Le droit à la réunification familiale repose sur la preuve d’un mariage antérieur à la demande d’asile, conformément aux dispositions du code de l’entrée et du séjour. Tant que l’union n’est pas dissoute par une décision juridictionnelle ou un acte authentique, les droits attachés à la qualité de conjoint doivent être maintenus. Les juges d’appel relèvent d’ailleurs que l’époux était revenu sur son intention initiale de renoncer à la procédure dès le mois de mars 2022.
B. La protection de la force probante des actes d’état civil étrangers
Le contentieux des visas de réunification familiale est étroitement lié à la vérification des actes d’état civil étrangers prévue par l’article 47 du code civil. En l’espèce, le certificat produit n’était pas contesté dans sa forme ou sa régularité par l’administration qui se bornait à invoquer des éléments extérieurs. La cour rappelle qu’il « n’appartient pas aux autorités administratives françaises de mettre en doute le bien-fondé d’une décision rendue par une autorité juridictionnelle étrangère ».
La décision souligne que la force probante de l’acte ne peut être combattue que par la preuve d’une irrégularité, d’une falsification ou d’une inexactitude matérielle flagrante. En l’absence d’une rupture officielle du lien, l’administration commet une erreur de droit en se fondant sur une simple intention de séparation future. Cette solution garantit une sécurité juridique indispensable aux réfugiés dont les situations familiales sont souvent rendues précaires par l’exil et les conflits.
II. L’échec de la démonstration d’une manœuvre frauduleuse par l’administration
A. Le rejet d’un détournement de la procédure à des fins migratoires
Le ministre de l’intérieur a tenté d’introduire un nouveau motif de refus en invoquant une fraude commise par les intéressés pour obtenir un avantage indu. Selon cette thèse, les époux auraient maintenu leur demande de visa malgré leur intention de divorcer afin de favoriser une immigration étrangère à l’unité familiale. Le juge administratif autorise la substitution de motifs sous réserve que le nouveau fondement soit légalement justifié par la situation existante à la date de la décision.

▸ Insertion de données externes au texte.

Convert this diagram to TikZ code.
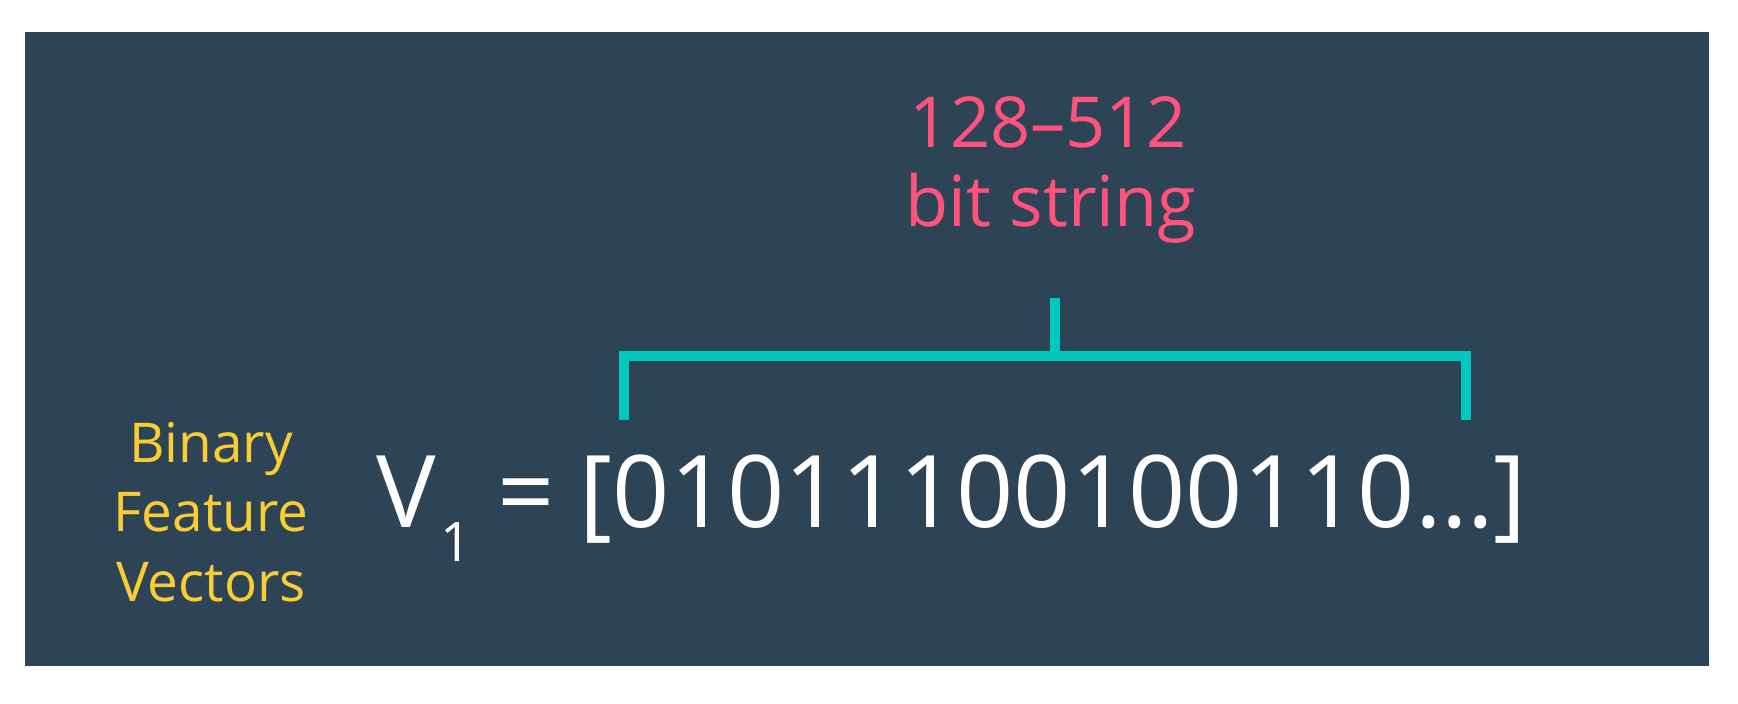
\documentclass[tikz,border=0pt]{standalone}
\usepackage{fontspec}
\setmainfont{Open Sans}
\definecolor{panel}{RGB}{45,67,86}
\definecolor{tealline}{RGB}{0,200,190}
\definecolor{pinktext}{RGB}{255,82,124}
\definecolor{goldtext}{RGB}{250,205,50}

\begin{document}
\begin{tikzpicture}[x=0.01cm,y=-0.01cm]
  \tikzstyle{every node}=[inner sep=0pt, anchor=base]
  \tikzstyle{bits}=[font=\fontsize{28.5}{34}\selectfont, text=white]
  \tikzstyle{index}=[font=\fontsize{15.5}{18}\selectfont, text=white]
  \tikzstyle{caption}=[font=\fontsize{20}{24}\selectfont, text=pinktext]
  \tikzstyle{side}=[font=\fontsize{15.6}{20}\selectfont, text=goldtext]
  \tikzstyle{bracket}=[draw=tealline, line width=0.1cm, line join=miter]
  \useasboundingbox (0,0) rectangle (1738,704);
  \fill[panel] (25,32) rectangle (1709,666);
  % labels above
  \node[caption] (range) at (1048,148) {128–512};
  \node[caption] (kind) at (1051,227) {bit string};
  % side label
  \node[side] (bin) at (211,463) {Binary};
  \node[side] (feat) at (211,532) {Feature};
  \node[side] (vects) at (211,602) {Vectors};
  % the vector
  \node[bits, anchor=base west] (vname) at (376,528) {V};
  \node[index, anchor=base west] (vidx) at (440,562) {1};
  \node[bits, anchor=base west] (eq) at (497,528) {=};
  \node[bits, anchor=base west] (vec) at (579,528) {[01011100100110…]};
  % bracket over the bits
  \coordinate (brl) at (624,420);
  \coordinate (brtl) at (624,356);
  \coordinate (brtr) at (1466,356);
  \coordinate (brr) at (1466,420);
  \coordinate (stemb) at (1055,356);
  \coordinate (stemt) at (1055,298);
  \draw[bracket] (brl) -- (brtl) -- (brtr) -- (brr);
  \draw[bracket] (stemb) -- (stemt);
\end{tikzpicture}
\end{document}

Toutefois, la cour administrative d’appel de Nantes juge qu’il « ne ressort pas des pièces du dossier que le lien matrimonial aurait été rompu » effectivement. L’administration échoue à démontrer que la demande de visa poursuivait un but exclusivement migratoire et qu’elle était dépourvue de toute base familiale réelle. La fraude ne se présume pas et nécessite des éléments probants que les simples hésitations ou courriers électroniques du conjoint ne suffisent pas à constituer.
B. Les limites de l’appréciation administrative de la vie commune effective
Le contrôle opéré par le juge se limite à la vérification des conditions légales strictes de la réunification familiale sans s’immiscer dans l’intimité du couple. L’administration ne peut exiger la preuve d’une communauté de vie parfaite dès lors que le mariage légal subsiste et que les critères de l’article L. 561-2 sont remplis. La cour constate que l’épouse « entrait dans le champ de la réunification familiale » au sens de la loi au moment où la commission de recours statuait.
L’arrêt confirme ainsi que la protection de l’unité familiale demeure un principe fort qui ne saurait être écarté par des considérations subjectives sur l’avenir du couple. Le rejet de la requête ministérielle illustre la volonté du juge administratif de maintenir un contrôle rigoureux sur les motifs de refus opposés aux protégés. L’Etat est finalement condamné à verser une somme au titre des frais de justice, marquant l’aboutissement d’une procédure confirmant le droit au séjour du conjoint.